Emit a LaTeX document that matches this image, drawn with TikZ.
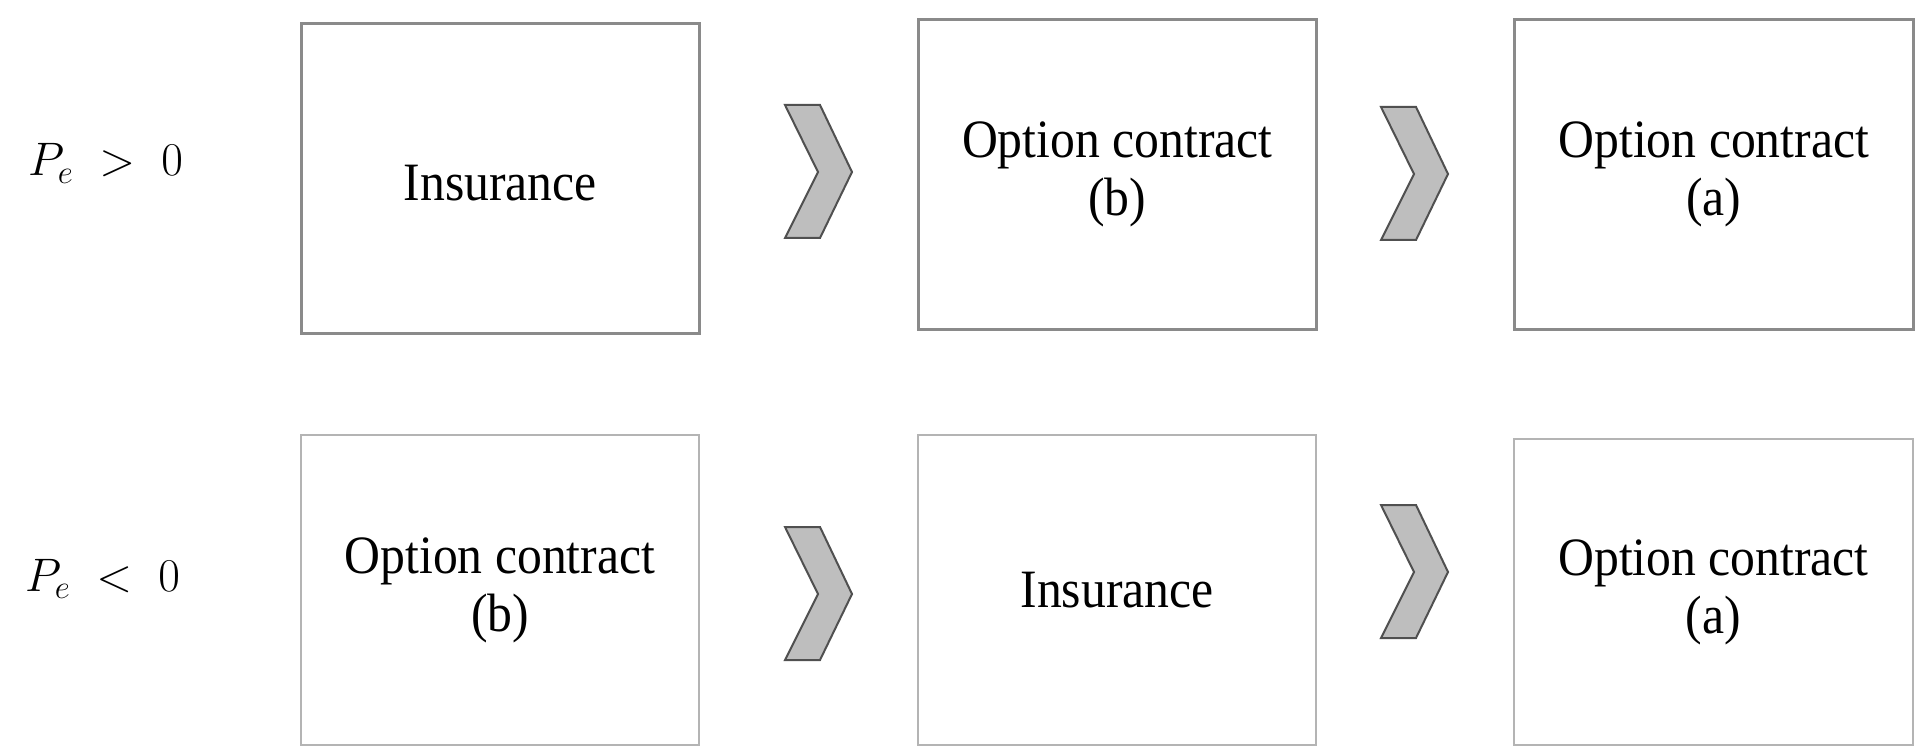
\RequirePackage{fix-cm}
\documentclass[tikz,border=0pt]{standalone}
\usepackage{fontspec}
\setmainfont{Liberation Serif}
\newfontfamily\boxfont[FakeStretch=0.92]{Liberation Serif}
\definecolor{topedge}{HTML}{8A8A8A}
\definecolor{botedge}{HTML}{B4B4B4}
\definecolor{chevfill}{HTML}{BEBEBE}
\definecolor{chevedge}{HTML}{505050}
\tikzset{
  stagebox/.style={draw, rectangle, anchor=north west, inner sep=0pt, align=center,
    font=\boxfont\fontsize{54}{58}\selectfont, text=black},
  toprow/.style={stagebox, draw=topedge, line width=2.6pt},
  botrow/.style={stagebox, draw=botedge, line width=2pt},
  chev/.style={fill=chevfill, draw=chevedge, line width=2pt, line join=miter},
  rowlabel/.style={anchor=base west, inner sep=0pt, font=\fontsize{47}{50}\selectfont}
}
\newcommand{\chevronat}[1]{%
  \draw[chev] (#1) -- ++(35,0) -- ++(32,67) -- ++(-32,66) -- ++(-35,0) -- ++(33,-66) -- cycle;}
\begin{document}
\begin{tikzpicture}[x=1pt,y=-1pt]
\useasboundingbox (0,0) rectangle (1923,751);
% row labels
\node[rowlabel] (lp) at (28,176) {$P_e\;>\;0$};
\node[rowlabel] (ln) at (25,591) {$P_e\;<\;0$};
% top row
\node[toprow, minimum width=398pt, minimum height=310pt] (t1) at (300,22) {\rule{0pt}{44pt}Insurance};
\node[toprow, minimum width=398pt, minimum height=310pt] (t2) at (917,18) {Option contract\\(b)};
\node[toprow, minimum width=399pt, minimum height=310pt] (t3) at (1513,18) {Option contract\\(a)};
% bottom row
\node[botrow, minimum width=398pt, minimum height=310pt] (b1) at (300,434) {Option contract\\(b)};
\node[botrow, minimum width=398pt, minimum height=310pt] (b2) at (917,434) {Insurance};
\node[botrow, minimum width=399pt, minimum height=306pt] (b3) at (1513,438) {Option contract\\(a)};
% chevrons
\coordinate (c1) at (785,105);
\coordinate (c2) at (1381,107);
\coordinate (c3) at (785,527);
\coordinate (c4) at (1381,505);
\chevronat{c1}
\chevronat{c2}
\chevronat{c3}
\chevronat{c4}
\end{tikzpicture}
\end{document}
==
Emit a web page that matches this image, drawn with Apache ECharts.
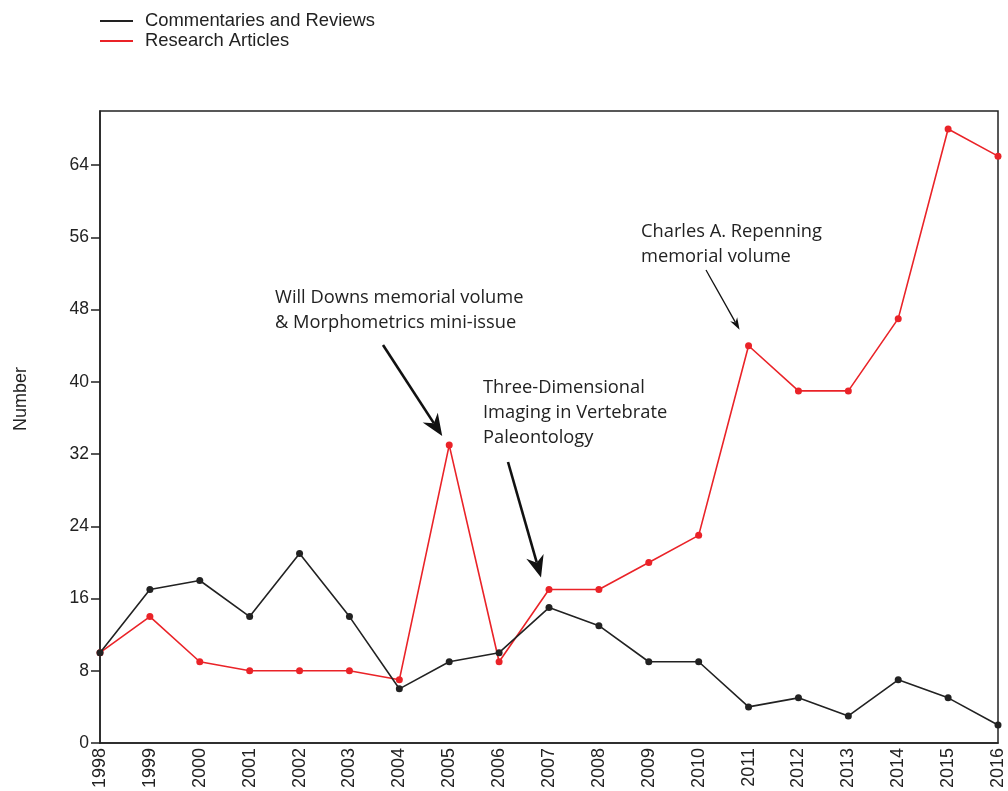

STATED EXERCISE: Across the preceding material, how many lines contain the word "drawn"? State the number alone.

RESPONSE TO THE EXERCISE: 2